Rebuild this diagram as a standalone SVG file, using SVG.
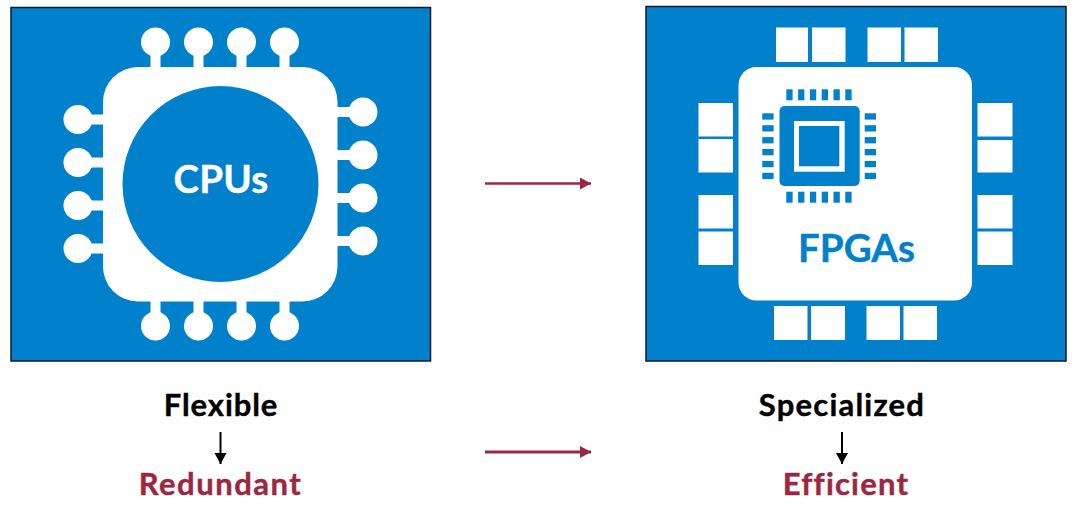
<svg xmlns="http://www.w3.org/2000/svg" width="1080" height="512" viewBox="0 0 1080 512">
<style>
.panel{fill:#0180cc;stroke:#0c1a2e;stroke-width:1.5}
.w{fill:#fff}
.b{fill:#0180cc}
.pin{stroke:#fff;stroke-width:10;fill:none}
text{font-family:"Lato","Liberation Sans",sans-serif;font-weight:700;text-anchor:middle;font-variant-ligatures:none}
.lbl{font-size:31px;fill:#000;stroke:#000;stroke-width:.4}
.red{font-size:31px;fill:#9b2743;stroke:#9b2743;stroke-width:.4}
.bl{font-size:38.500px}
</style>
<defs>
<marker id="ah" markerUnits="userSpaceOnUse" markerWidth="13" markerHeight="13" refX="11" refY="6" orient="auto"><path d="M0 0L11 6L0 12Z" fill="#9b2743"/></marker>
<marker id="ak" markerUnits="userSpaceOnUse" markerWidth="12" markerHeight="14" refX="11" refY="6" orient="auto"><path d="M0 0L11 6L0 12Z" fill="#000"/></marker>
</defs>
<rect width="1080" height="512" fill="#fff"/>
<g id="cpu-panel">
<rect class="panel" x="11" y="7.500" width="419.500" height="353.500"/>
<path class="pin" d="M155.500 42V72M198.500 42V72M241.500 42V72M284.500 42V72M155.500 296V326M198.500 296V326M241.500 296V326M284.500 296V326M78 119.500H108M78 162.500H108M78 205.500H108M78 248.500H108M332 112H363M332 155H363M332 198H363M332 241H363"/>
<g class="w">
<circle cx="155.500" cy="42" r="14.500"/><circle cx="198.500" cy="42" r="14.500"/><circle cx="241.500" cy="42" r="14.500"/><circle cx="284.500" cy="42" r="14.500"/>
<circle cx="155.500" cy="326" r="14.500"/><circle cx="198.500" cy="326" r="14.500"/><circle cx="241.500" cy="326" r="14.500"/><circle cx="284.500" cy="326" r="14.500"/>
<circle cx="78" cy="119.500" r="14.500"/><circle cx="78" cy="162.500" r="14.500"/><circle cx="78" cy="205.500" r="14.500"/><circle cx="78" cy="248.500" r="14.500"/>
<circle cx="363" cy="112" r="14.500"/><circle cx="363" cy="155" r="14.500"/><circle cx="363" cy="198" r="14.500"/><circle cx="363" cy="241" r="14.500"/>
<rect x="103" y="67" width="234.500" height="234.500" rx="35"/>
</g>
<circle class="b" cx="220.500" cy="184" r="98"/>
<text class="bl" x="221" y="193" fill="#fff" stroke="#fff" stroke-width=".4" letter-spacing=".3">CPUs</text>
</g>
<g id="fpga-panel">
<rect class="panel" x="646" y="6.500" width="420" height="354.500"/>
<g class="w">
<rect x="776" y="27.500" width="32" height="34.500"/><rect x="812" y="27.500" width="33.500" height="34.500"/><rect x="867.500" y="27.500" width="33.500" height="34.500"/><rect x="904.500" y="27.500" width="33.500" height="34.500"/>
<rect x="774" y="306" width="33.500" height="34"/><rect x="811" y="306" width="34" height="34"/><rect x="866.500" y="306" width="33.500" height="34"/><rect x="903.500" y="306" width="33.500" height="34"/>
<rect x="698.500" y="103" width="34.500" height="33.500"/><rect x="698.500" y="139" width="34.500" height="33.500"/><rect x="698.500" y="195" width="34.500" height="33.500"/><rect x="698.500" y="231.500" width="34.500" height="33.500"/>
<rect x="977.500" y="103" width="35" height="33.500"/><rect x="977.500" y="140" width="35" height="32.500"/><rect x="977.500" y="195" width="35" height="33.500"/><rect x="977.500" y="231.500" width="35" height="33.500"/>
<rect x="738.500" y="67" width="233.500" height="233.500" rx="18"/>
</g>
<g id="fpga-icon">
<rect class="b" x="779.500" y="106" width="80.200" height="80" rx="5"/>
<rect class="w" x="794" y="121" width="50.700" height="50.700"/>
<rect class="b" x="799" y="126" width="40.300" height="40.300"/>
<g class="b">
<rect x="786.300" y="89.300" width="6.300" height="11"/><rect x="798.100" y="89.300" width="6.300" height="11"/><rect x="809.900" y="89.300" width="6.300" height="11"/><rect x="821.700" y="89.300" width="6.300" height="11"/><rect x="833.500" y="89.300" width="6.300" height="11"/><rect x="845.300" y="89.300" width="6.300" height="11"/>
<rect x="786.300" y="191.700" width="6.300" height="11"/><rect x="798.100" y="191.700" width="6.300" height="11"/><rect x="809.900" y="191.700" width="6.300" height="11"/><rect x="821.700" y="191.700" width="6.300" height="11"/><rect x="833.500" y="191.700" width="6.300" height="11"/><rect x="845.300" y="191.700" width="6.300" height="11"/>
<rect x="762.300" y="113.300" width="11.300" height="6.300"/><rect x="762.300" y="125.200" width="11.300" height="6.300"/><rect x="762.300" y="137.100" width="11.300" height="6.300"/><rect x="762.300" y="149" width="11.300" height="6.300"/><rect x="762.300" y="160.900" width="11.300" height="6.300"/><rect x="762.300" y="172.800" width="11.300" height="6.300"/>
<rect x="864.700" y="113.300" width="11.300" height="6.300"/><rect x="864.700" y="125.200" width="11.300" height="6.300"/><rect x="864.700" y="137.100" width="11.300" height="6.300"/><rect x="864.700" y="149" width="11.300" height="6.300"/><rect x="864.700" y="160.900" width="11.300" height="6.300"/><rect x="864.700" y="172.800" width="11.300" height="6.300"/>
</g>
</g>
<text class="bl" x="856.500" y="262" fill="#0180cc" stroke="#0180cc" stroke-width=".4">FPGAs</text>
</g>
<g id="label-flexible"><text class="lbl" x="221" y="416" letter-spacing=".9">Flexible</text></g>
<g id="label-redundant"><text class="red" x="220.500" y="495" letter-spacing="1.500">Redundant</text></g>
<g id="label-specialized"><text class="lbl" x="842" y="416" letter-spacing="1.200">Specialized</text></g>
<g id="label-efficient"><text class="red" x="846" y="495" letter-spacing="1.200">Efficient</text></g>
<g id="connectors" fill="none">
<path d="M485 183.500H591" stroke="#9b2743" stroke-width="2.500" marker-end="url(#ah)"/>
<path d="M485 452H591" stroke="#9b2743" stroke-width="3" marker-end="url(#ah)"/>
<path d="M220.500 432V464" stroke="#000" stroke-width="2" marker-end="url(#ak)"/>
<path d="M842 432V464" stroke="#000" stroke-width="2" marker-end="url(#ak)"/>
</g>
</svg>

========================================

Reproduce each line exactly, please, except for any pictures.

_COMPLETE OUTPUT_
Rebuild this diagram as a standalone SVG file, using SVG.
<svg xmlns="http://www.w3.org/2000/svg" width="1080" height="512" viewBox="0 0 1080 512">
<style>
.panel{fill:#0180cc;stroke:#0c1a2e;stroke-width:1.5}
.w{fill:#fff}
.b{fill:#0180cc}
.pin{stroke:#fff;stroke-width:10;fill:none}
text{font-family:"Lato","Liberation Sans",sans-serif;font-weight:700;text-anchor:middle;font-variant-ligatures:none}
.lbl{font-size:31px;fill:#000;stroke:#000;stroke-width:.4}
.red{font-size:31px;fill:#9b2743;stroke:#9b2743;stroke-width:.4}
.bl{font-size:38.500px}
</style>
<defs>
<marker id="ah" markerUnits="userSpaceOnUse" markerWidth="13" markerHeight="13" refX="11" refY="6" orient="auto"><path d="M0 0L11 6L0 12Z" fill="#9b2743"/></marker>
<marker id="ak" markerUnits="userSpaceOnUse" markerWidth="12" markerHeight="14" refX="11" refY="6" orient="auto"><path d="M0 0L11 6L0 12Z" fill="#000"/></marker>
</defs>
<rect width="1080" height="512" fill="#fff"/>
<g id="cpu-panel">
<rect class="panel" x="11" y="7.500" width="419.500" height="353.500"/>
<path class="pin" d="M155.500 42V72M198.500 42V72M241.500 42V72M284.500 42V72M155.500 296V326M198.500 296V326M241.500 296V326M284.500 296V326M78 119.500H108M78 162.500H108M78 205.500H108M78 248.500H108M332 112H363M332 155H363M332 198H363M332 241H363"/>
<g class="w">
<circle cx="155.500" cy="42" r="14.500"/><circle cx="198.500" cy="42" r="14.500"/><circle cx="241.500" cy="42" r="14.500"/><circle cx="284.500" cy="42" r="14.500"/>
<circle cx="155.500" cy="326" r="14.500"/><circle cx="198.500" cy="326" r="14.500"/><circle cx="241.500" cy="326" r="14.500"/><circle cx="284.500" cy="326" r="14.500"/>
<circle cx="78" cy="119.500" r="14.500"/><circle cx="78" cy="162.500" r="14.500"/><circle cx="78" cy="205.500" r="14.500"/><circle cx="78" cy="248.500" r="14.500"/>
<circle cx="363" cy="112" r="14.500"/><circle cx="363" cy="155" r="14.500"/><circle cx="363" cy="198" r="14.500"/><circle cx="363" cy="241" r="14.500"/>
<rect x="103" y="67" width="234.500" height="234.500" rx="35"/>
</g>
<circle class="b" cx="220.500" cy="184" r="98"/>
<text class="bl" x="221" y="193" fill="#fff" stroke="#fff" stroke-width=".4" letter-spacing=".3">CPUs</text>
</g>
<g id="fpga-panel">
<rect class="panel" x="646" y="6.500" width="420" height="354.500"/>
<g class="w">
<rect x="776" y="27.500" width="32" height="34.500"/><rect x="812" y="27.500" width="33.500" height="34.500"/><rect x="867.500" y="27.500" width="33.500" height="34.500"/><rect x="904.500" y="27.500" width="33.500" height="34.500"/>
<rect x="774" y="306" width="33.500" height="34"/><rect x="811" y="306" width="34" height="34"/><rect x="866.500" y="306" width="33.500" height="34"/><rect x="903.500" y="306" width="33.500" height="34"/>
<rect x="698.500" y="103" width="34.500" height="33.500"/><rect x="698.500" y="139" width="34.500" height="33.500"/><rect x="698.500" y="195" width="34.500" height="33.500"/><rect x="698.500" y="231.500" width="34.500" height="33.500"/>
<rect x="977.500" y="103" width="35" height="33.500"/><rect x="977.500" y="140" width="35" height="32.500"/><rect x="977.500" y="195" width="35" height="33.500"/><rect x="977.500" y="231.500" width="35" height="33.500"/>
<rect x="738.500" y="67" width="233.500" height="233.500" rx="18"/>
</g>
<g id="fpga-icon">
<rect class="b" x="779.500" y="106" width="80.200" height="80" rx="5"/>
<rect class="w" x="794" y="121" width="50.700" height="50.700"/>
<rect class="b" x="799" y="126" width="40.300" height="40.300"/>
<g class="b">
<rect x="786.300" y="89.300" width="6.300" height="11"/><rect x="798.100" y="89.300" width="6.300" height="11"/><rect x="809.900" y="89.300" width="6.300" height="11"/><rect x="821.700" y="89.300" width="6.300" height="11"/><rect x="833.500" y="89.300" width="6.300" height="11"/><rect x="845.300" y="89.300" width="6.300" height="11"/>
<rect x="786.300" y="191.700" width="6.300" height="11"/><rect x="798.100" y="191.700" width="6.300" height="11"/><rect x="809.900" y="191.700" width="6.300" height="11"/><rect x="821.700" y="191.700" width="6.300" height="11"/><rect x="833.500" y="191.700" width="6.300" height="11"/><rect x="845.300" y="191.700" width="6.300" height="11"/>
<rect x="762.300" y="113.300" width="11.300" height="6.300"/><rect x="762.300" y="125.200" width="11.300" height="6.300"/><rect x="762.300" y="137.100" width="11.300" height="6.300"/><rect x="762.300" y="149" width="11.300" height="6.300"/><rect x="762.300" y="160.900" width="11.300" height="6.300"/><rect x="762.300" y="172.800" width="11.300" height="6.300"/>
<rect x="864.700" y="113.300" width="11.300" height="6.300"/><rect x="864.700" y="125.200" width="11.300" height="6.300"/><rect x="864.700" y="137.100" width="11.300" height="6.300"/><rect x="864.700" y="149" width="11.300" height="6.300"/><rect x="864.700" y="160.900" width="11.300" height="6.300"/><rect x="864.700" y="172.800" width="11.300" height="6.300"/>
</g>
</g>
<text class="bl" x="856.500" y="262" fill="#0180cc" stroke="#0180cc" stroke-width=".4">FPGAs</text>
</g>
<g id="label-flexible"><text class="lbl" x="221" y="416" letter-spacing=".9">Flexible</text></g>
<g id="label-redundant"><text class="red" x="220.500" y="495" letter-spacing="1.500">Redundant</text></g>
<g id="label-specialized"><text class="lbl" x="842" y="416" letter-spacing="1.200">Specialized</text></g>
<g id="label-efficient"><text class="red" x="846" y="495" letter-spacing="1.200">Efficient</text></g>
<g id="connectors" fill="none">
<path d="M485 183.500H591" stroke="#9b2743" stroke-width="2.500" marker-end="url(#ah)"/>
<path d="M485 452H591" stroke="#9b2743" stroke-width="3" marker-end="url(#ah)"/>
<path d="M220.500 432V464" stroke="#000" stroke-width="2" marker-end="url(#ak)"/>
<path d="M842 432V464" stroke="#000" stroke-width="2" marker-end="url(#ak)"/>
</g>
</svg>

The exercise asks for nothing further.